A recent decision from the Appellate Division of the District Court, Board of Managers of Spinnaker Island Condominium and Yacht Club v. Grobleski, 11-ADMS-40016, appears, however, to demonstrate the existence of a limit to the planning flexibility which has aided the development of condominiums in Massachusetts.

The Spinnaker Island Condominium and Yacht Club was created from a waterfront parcel of land in Hull, in 1985.  When the developers established the condominium, they submitted all of their land, which included piers and docks, to condominium status, and specified that these areas would be an exclusive common area of the condominium.  They built a marina, and sold easements to unit owners and non-unit owners alike, which allowed the various easement holders to dock boats at the marina.  The easements, by their express terms, were subject to the provisions of the condominium master deed and by-laws.

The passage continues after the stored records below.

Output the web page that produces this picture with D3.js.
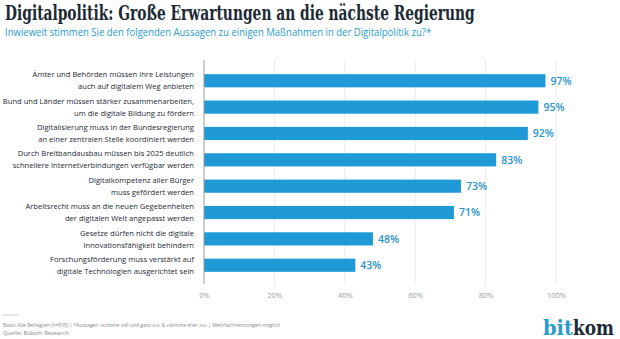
<!DOCTYPE html>
<html>
<head>
<meta charset="utf-8">
<script src="https://cdn.jsdelivr.net/npm/d3@7.9.0/dist/d3.min.js"></script>
<style>
  html, body { margin: 0; padding: 0; background: #fff; }
  svg { display: block; }
</style>
</head>
<body>
<div id="chart"></div>
<script>
const title = "Digitalpolitik: Große Erwartungen an die nächste Regierung";
const subtitle = "Inwieweit stimmen Sie den folgenden Aussagen zu einigen Maßnahmen in der Digitalpolitik zu?*";

const statements = [
  ["Ämter und Behörden müssen ihre Leistungen", "auch auf digitalem Weg anbieten"],
  ["Bund und Länder müssen stärker zusammenarbeiten,", "um die digitale Bildung zu fördern"],
  ["Digitalisierung muss in der Bundesregierung", "an einer zentralen Stelle koordiniert werden"],
  ["Durch Breitbandausbau müssen bis 2025 deutlich", "schnellere Internetverbindungen verfügbar werden"],
  ["Digitalkompetenz aller Bürger", "muss gefördert werden"],
  ["Arbeitsrecht muss an die neuen Gegebenheiten", "der digitalen Welt angepasst werden"],
  ["Gesetze dürfen nicht die digitale", "Innovationsfähigkeit behindern"],
  ["Forschungsförderung muss verstärkt auf", "digitale Technologien ausgerichtet sein"]
];
const shares = [97, 95, 92, 83, 73, 71, 48, 43];
const xTicks = [0, 20, 40, 60, 80, 100];

const footnote = "Basis: Alle Befragten (n=505) | *Aussagen »stimme voll und ganz zu« & »stimme eher zu« | Mehrfachnennungen möglich";
const source = "Quelle: Bitkom Research";

const W = 620, H = 339;
const blue = "#1f9ad6";
const dark = "#1c2a35";
const sans = "'Open Sans', 'Noto Sans', sans-serif";
const serif = "'DejaVu Serif', 'Liberation Serif', serif";

const svg = d3.select("#chart").append("svg")
  .attr("width", W).attr("height", H);

// text squeezed horizontally (via a group transform) to span width w
function squeezedText(parent, x0, y0, w, str, style) {
  const g = parent.append("g");
  const t = g.append("text").text(str);
  Object.entries(style).forEach(([k, v]) => t.style(k, v));
  const len = t.node().getComputedTextLength();
  const sx = len > 0 ? Math.min(1, w / len) : 1;
  g.attr("transform", `translate(${x0},${y0}) scale(${sx},1)`);
  return t;
}

squeezedText(svg, 5, 20, 470, title, {
  "font-family": serif, "font-weight": "bold", "font-size": "19.5px", "fill": dark
});

squeezedText(svg, 5, 36, 427, subtitle, {
  "font-family": sans, "font-size": "10.5px", "fill": "#2a9ccb"
});

const x = d3.scaleLinear().domain([0, 100]).range([204, 556]);
const y = d3.scaleBand()
  .domain(d3.range(statements.length))
  .range([61, 285])
  .padding(0.5);

// vertical gridlines
svg.append("g")
  .selectAll("line")
  .data(xTicks.slice(1))
  .join("line")
  .attr("x1", d => x(d)).attr("x2", d => x(d))
  .attr("y1", 60).attr("y2", 285)
  .attr("stroke", "#ececec")
  .attr("stroke-width", 1);

// x axis labels
const xAxis = svg.append("g")
  .attr("transform", "translate(0,285)")
  .call(d3.axisBottom(x).tickValues(xTicks).tickFormat(d => d + "%").tickSize(0).tickPadding(8));
xAxis.select(".domain").remove();
xAxis.selectAll("text")
  .style("font-family", sans)
  .style("font-size", "7.5px")
  .style("fill", "#9a9a9a");

// bars
svg.append("g")
  .selectAll("rect")
  .data(shares)
  .join("rect")
  .attr("x", x(0))
  .attr("y", (d, i) => y(i))
  .attr("width", d => x(d) - x(0))
  .attr("height", y.bandwidth())
  .attr("fill", blue);

// value labels
svg.append("g")
  .selectAll("text")
  .data(shares)
  .join("text")
  .attr("x", d => x(d) + 5)
  .attr("y", (d, i) => y(i) + y.bandwidth() / 2)
  .attr("dy", "0.36em")
  .style("font-family", sans)
  .style("font-weight", "600")
  .style("font-size", "10.5px")
  .style("fill", "#2a93c8")
  .text(d => d + "%");

// baseline
svg.append("line")
  .attr("x1", x(0)).attr("x2", x(0))
  .attr("y1", 60).attr("y2", 284)
  .attr("stroke", "#9a9a9a")
  .attr("stroke-width", 1);

// category labels, two lines each
const labels = svg.append("g")
  .selectAll("text")
  .data(statements)
  .join("text")
  .attr("text-anchor", "end")
  .style("font-family", sans)
  .style("font-size", "7.6px")
  .style("fill", dark);
labels.selectAll("tspan")
  .data((d, i) => d.map((line, k) => ({ line, k, i })))
  .join("tspan")
  .attr("x", 194)
  .attr("y", d => y(d.i) + y.bandwidth() / 2 + (d.k === 0 ? -6 : 6))
  .attr("dy", "0.35em")
  .text(d => d.line);

// footer
svg.append("line")
  .attr("x1", 3).attr("x2", 19)
  .attr("y1", 315).attr("y2", 315)
  .attr("stroke", "#aaa").attr("stroke-width", 0.6);

squeezedText(svg, 3, 327, 278, footnote, {
  "font-family": sans, "font-size": "5.8px", "fill": "#888"
});

svg.append("text")
  .attr("x", 3).attr("y", 335)
  .style("font-family", sans)
  .style("font-size", "5.8px")
  .style("fill", "#888")
  .text(source);

// logo wordmark
const logo = svg.append("g");
const logoStyle = { "font-family": serif, "font-weight": "bold", "font-size": "21px" };
const bit = squeezedText(logo, 543, 335, 30, "bit", Object.assign({ "fill": "#2a9ccb" }, logoStyle));
squeezedText(logo, 573, 335, 41, "kom", Object.assign({ "fill": dark }, logoStyle));
</script>
</body>
</html>
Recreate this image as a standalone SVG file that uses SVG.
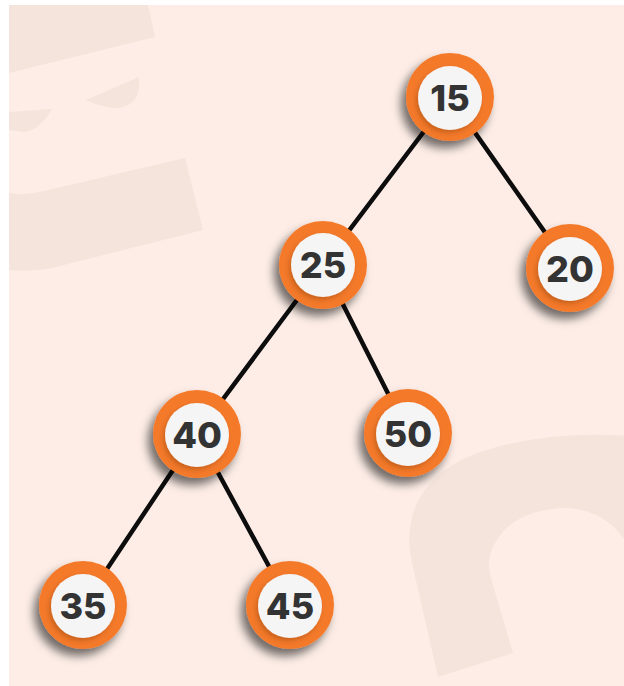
<svg xmlns="http://www.w3.org/2000/svg" width="624" height="686" viewBox="0 0 624 686">
  <style>
    .bgshape { fill: #f4e4dc; }
    .edge { stroke: #0d0d0d; stroke-width: 4.5; stroke-linecap: round; fill: none; }
    .ring { fill: #f47a2c; filter: url(#drop); }
    .face { fill: #f5f5f5; filter: url(#inner); }
    .label { font-family: Inter, "Open Sans", "Liberation Sans", sans-serif; font-weight: 800; font-size: 36px; fill: #333333; text-anchor: middle; dominant-baseline: central; }
  </style>
  <defs>
    <filter id="drop" x="-50%" y="-50%" width="200%" height="200%">
      <feDropShadow dx="-5" dy="7" stdDeviation="5" flood-color="#000000" flood-opacity="0.55"/>
    </filter>
    <filter id="inner" x="-50%" y="-50%" width="200%" height="200%">
      <feDropShadow dx="-2" dy="3" stdDeviation="2.5" flood-color="#7a3000" flood-opacity="0.35"/>
    </filter>
    <clipPath id="panel">
      <rect x="9" y="5" width="615" height="681"/>
    </clipPath>
  </defs>

  <!-- backdrop -->
  <rect x="9" y="5" width="615" height="681" fill="#fdede6"/>
  <g id="backdrop-letters" clip-path="url(#panel)">
    <path class="bgshape" d="M9,5 L148,5 L155,37 L9,73 Z"/>
    <path class="bgshape" d="M86,100 L139,77 L139,88 Q136,108 114,108 Q98,106 86,100 Z"/>
    <path class="bgshape" d="M9,112 L52,109 Q40,130 24,132 L9,130 Z"/>
    <path class="bgshape" d="M9,193 Q25,196 44,191 L185,158 L203,230 L52,268 Q28,272 9,270 Z"/>
    <path class="bgshape" d="M438,677 L412,563 C402,517 420,478 470,456 C515,438 575,432 630,436 L630,548 C615,523 597,510 567,508 C540,508 515,517 502,533 C491,547 487,558 490,575 L513,653 Z"/>
  </g>

  <!-- connectors -->
  <g id="edges">
    <line class="edge" x1="450" y1="97" x2="323" y2="265"/>
    <line class="edge" x1="450" y1="97" x2="570" y2="268"/>
    <line class="edge" x1="323" y1="265" x2="197" y2="434"/>
    <line class="edge" x1="323" y1="265" x2="408" y2="433"/>
    <line class="edge" x1="197" y1="434" x2="83" y2="605"/>
    <line class="edge" x1="197" y1="434" x2="290" y2="605"/>
  </g>

  <!-- nodes -->
  <g id="node-15">
    <circle class="ring" cx="450" cy="97" r="44"/>
    <circle class="face" cx="450" cy="98" r="32"/>
    <text class="label" x="450" y="98">15</text>
  </g>
  <g id="node-25">
    <circle class="ring" cx="323" cy="265" r="44"/>
    <circle class="face" cx="323" cy="265" r="32"/>
    <text class="label" x="323" y="265">25</text>
  </g>
  <g id="node-20">
    <circle class="ring" cx="570" cy="268" r="44"/>
    <circle class="face" cx="570" cy="269" r="32"/>
    <text class="label" x="570" y="269">20</text>
  </g>
  <g id="node-40">
    <circle class="ring" cx="197" cy="434" r="44"/>
    <circle class="face" cx="197" cy="435" r="32"/>
    <text class="label" x="197" y="435">40</text>
  </g>
  <g id="node-50">
    <circle class="ring" cx="408" cy="433" r="44"/>
    <circle class="face" cx="408" cy="434" r="32"/>
    <text class="label" x="408" y="434">50</text>
  </g>
  <g id="node-35">
    <circle class="ring" cx="83" cy="605" r="44"/>
    <circle class="face" cx="83" cy="606" r="32"/>
    <text class="label" x="83" y="606">35</text>
  </g>
  <g id="node-45">
    <circle class="ring" cx="290" cy="605" r="44"/>
    <circle class="face" cx="290" cy="606" r="32"/>
    <text class="label" x="290" y="606">45</text>
  </g>
</svg>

In drafting the condominium by-laws, the developers intended to establish a mechanism for efficient collection of yacht club fees due and owing from the holders of boat slip easements, which was essentially identical to the method for collecting delinquent condominium common expenses from unit owners.  Accordingly, the by-laws contain a provision which requires boat slip easement holders to pay attorney’s fees and costs incurred by the association in connection with the collection of unpaid yacht club fees.

While the District Court granted summary judgment in favor of Spinnaker Island, and ordered Grobleski to pay unpaid yacht club fees and attorney’s fees, the Appellate Division reversed, and found Grobleski’s easements are not subject to G. L. c. 183A.  The Appellate Division reasoned that the boat slips in this case are essentially parking spots for boats, and followed a line of cases in which various parking easements created at condominiums were found not to be subject to G. L. c. 183A.

Spinnaker Island argued, to no avail, that the parking easement cases were distinguishable.  In this case, the developers submitted all of the land they had, inclusive of the marina area, to condominium status, and then conveyed the boat slip easements to various grantees, subject to the master deed and by-laws.  By contrast, in the parking easement cases, the developers of those condominiums had expressly retained the parking spaces when they created the condominiums, without submitting the parking spaces to the condominium form of ownership.  In this case, the Court ruled that it did not find the lack of explicit reservation or retention language in the governing documents sufficient to separate this case from the parking cases.  This reasoning appears to undermine a condominium declarant’s ability to structure the development of a condominium project in the manner he chooses.

Since the Court ruled that the boat slip easements in this case were not subject to G. L. c. 183A, the Court found that the easement holder did not have to first satisfy a claim for common area fees before enjoying the right to challenge those fees.  Accordingly, the Appellate Division vacated the summary judgment that had entered below, and remanded the case for trial.